Explaining Persistent Duopolies of Violence: How the State Gets Drug Gangs to Govern for it
Benjamin Lessing
University of Chicago Working Paper, May 2025

Abstract:
Armed criminal governance over civilians is pervasive, resilient, and concentrated in urban zones within easy reach of the state. If states strive to establish Weberian monopolies, why do duopolies of violence persist? Perhaps the premise is wrong. "Market for protection" models offer limited traction: theoretically, they assume competing providers prefer monopoly; empirically, drug-retailing gangs often govern without charging taxes. Instead, I develop a public-goods model where state and criminal governance overlap and benefit both actors. I compare McGuire and Olson's (1996) model of (monopolistic) stationary banditry with a modified version that includes a second bandit -- the gang -- in terms of the state's utility, social welfare, and total governance. All three can be higher under criminal duopoly if gangs' costs of governance-provision are lower. If lower costs flow (in part) from gangs' recourse to illegal violence, states cannot simply hire or copy them (unless states suspend civil rights, as occurred in El Salvador). Adding a retail drug market in which gang governance (and taxation) affect drug profits by winning (or losing) residents' loyalty, the state may prefer duopoly even under equal costs of governance. Policing of drug retailing incentivizes gangs to cut taxes and channel illicit profits into governance, making duopoly preferable even though more drugs are trafficked. This requires the "pain" of drug trafficking to the state be neither too high (so that it monopolizes), nor too low (so that it decriminalizes and gangs lose the incentive to govern). If the state moves first, however, it might fight a drug war it cares nothing about merely to get gangs to govern for it.


Servants of Two Masters: The Economics of ‘Slave-Hiring’
Ennio Piano & Sean-Patrick Alvarez
European Economic Review, November 2025

Abstract:
We explore the economics of ‘slave-hiring’ in the antebellum U.S. South. We argue that the threat of excessive violence against enslaved employees increased the cost of transferring temporary property rights from masters to hirers, implying systematic differences in the prevalence of slave-hiring across industries. Slave-hirers will tend to be underrepresented in industries that rely more heavily on force as a motivational tool, compared to industries that instead employ positive incentives. Our analysis combines qualitative historical insights with quantitative evidence from the ‘Free’ and ‘Slave Schedules’ of the 1860 U.S. Census for Fauquier County, VA. We find that among slaveholders, farmers were approximately 30 percentage points less likely to hire enslaved workers than those in the crafts. This effect persists when we control for slaveholder characteristics and the month in which the information was collected. Our findings shed light on a key institution of the antebellum Southern economy and how slavery was able to adapt and thrive in urban settings. They also provide indirect evidence of James Scott’s hypothesis that agriculture is especially suited to exploitative labor practices.


Land, Power, and Property Rights: The Political Economy of Land Titling in Sub-Saharan Africa
Matthew Ribar
American Political Science Review, forthcoming

Abstract:
Only 15% of African households possess a formal title for their agricultural land, despite the widespread availability of titles and their documented benefits.

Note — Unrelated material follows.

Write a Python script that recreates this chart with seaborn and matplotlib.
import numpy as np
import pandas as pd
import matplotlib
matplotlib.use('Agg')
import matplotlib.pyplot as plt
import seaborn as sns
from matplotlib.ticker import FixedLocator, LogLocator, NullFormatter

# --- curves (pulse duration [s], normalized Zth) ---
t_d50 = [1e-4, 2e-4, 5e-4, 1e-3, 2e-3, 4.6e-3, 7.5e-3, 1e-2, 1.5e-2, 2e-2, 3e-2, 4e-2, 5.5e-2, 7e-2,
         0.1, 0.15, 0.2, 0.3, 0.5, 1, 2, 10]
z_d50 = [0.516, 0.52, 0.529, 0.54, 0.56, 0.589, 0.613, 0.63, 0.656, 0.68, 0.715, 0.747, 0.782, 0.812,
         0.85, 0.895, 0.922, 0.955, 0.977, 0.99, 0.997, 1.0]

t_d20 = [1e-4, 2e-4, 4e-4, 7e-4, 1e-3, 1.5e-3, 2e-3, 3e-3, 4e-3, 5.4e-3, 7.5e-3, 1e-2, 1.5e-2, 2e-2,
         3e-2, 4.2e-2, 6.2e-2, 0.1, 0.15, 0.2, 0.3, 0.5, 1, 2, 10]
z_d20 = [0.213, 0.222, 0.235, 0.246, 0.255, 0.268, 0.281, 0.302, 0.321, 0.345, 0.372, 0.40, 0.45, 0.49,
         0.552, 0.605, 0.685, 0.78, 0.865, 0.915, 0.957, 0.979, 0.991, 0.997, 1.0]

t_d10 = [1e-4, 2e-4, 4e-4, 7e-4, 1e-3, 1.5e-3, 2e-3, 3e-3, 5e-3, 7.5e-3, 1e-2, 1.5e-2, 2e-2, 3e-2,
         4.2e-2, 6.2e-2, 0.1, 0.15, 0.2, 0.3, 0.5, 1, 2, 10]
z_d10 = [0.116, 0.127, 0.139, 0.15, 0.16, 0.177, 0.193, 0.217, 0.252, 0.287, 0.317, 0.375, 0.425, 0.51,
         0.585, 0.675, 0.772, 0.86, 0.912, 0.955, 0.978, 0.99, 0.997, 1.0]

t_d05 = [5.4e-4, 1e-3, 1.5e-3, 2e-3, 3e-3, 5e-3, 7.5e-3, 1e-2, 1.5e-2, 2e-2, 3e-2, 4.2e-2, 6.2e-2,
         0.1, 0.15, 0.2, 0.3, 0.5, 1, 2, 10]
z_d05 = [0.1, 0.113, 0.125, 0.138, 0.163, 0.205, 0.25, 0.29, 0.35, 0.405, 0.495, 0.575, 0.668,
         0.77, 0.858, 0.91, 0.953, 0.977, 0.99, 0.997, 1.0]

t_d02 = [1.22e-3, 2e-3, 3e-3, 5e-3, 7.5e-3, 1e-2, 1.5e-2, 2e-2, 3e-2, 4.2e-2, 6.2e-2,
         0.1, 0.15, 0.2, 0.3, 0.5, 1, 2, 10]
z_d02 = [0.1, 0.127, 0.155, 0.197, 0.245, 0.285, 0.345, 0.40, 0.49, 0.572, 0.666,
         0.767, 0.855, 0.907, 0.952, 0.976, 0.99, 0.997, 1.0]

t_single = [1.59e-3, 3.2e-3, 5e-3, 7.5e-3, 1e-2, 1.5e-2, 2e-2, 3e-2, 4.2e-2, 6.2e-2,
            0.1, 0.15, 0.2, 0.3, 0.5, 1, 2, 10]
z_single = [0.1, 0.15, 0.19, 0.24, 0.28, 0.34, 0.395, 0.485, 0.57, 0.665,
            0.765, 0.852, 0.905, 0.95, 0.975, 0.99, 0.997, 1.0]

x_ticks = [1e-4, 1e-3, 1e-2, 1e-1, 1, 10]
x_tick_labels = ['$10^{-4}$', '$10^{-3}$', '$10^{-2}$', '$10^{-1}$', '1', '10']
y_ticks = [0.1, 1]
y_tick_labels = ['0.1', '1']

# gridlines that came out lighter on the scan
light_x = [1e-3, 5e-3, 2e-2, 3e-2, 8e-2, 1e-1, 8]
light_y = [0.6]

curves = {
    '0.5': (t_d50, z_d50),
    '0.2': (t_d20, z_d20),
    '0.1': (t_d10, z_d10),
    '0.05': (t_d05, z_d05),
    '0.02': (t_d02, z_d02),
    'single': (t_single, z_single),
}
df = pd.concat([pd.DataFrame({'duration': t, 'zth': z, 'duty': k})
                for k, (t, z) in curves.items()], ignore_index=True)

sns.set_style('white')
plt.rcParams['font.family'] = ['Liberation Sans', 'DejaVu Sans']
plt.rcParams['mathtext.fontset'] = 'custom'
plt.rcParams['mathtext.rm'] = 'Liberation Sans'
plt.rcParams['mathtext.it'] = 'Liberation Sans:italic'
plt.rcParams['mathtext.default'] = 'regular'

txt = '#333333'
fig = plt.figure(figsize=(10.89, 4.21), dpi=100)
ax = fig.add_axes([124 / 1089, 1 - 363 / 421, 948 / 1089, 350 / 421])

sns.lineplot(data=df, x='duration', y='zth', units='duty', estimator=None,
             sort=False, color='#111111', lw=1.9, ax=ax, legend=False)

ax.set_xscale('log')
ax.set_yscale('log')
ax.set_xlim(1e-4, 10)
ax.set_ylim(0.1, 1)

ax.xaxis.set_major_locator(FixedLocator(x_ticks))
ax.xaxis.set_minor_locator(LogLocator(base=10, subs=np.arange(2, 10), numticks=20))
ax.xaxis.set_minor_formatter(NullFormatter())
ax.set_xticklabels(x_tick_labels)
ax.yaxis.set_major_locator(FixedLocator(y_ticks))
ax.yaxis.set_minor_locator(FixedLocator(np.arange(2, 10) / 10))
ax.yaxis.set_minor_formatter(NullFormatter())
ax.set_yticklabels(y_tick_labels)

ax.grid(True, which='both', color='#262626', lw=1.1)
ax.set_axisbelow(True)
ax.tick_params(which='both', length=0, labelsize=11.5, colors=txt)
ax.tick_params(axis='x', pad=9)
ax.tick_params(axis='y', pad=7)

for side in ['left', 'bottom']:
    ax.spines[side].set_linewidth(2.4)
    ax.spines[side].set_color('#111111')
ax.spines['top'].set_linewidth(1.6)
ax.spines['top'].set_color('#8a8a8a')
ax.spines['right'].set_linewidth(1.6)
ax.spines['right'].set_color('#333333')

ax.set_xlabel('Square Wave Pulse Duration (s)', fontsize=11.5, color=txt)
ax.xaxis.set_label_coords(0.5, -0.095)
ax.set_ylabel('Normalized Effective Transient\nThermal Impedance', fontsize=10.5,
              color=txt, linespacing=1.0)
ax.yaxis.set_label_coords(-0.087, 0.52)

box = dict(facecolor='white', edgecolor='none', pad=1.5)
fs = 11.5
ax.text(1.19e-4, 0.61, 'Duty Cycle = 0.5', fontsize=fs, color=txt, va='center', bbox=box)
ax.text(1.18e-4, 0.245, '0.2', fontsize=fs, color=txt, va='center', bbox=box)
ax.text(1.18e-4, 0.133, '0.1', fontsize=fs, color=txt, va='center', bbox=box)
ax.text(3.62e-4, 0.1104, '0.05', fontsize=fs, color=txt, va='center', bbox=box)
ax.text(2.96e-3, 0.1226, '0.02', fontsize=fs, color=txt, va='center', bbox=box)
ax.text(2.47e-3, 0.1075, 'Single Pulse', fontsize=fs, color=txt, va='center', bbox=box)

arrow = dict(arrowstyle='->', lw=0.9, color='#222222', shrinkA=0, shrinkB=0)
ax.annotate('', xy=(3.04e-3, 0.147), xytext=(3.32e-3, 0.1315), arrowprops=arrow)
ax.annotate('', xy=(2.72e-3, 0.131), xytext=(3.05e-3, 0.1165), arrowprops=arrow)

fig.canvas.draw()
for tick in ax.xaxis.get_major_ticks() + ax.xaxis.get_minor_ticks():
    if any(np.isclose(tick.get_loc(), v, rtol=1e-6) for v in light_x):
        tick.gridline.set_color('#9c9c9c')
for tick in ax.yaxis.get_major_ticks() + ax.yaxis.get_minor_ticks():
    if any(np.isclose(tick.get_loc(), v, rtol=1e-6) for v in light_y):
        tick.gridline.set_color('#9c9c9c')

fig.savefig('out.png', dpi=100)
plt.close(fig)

Local politics combine with national land regimes to explain this empirical anomaly. I combine 170,216 household-level observations of titling across 22 African countries with a novel geospatial measure of land values and the returns to agricultural investment. Households in areas with high returns to potential agricultural investment title more. However, in countries with centralized land tenure regimes, strong customary institutions attenuate this relationship; in countries with decentralized land regimes, strong customary institutions reinforce it. I use a case study in Côte d’Ivoire, including an original survey of 801 households and 194 customary elites, to trace these mechanisms at work. This research documents granular variation in the uptake of land titles, illustrates how local politics explain this variation, and outlines conditions under which customary elites impede development.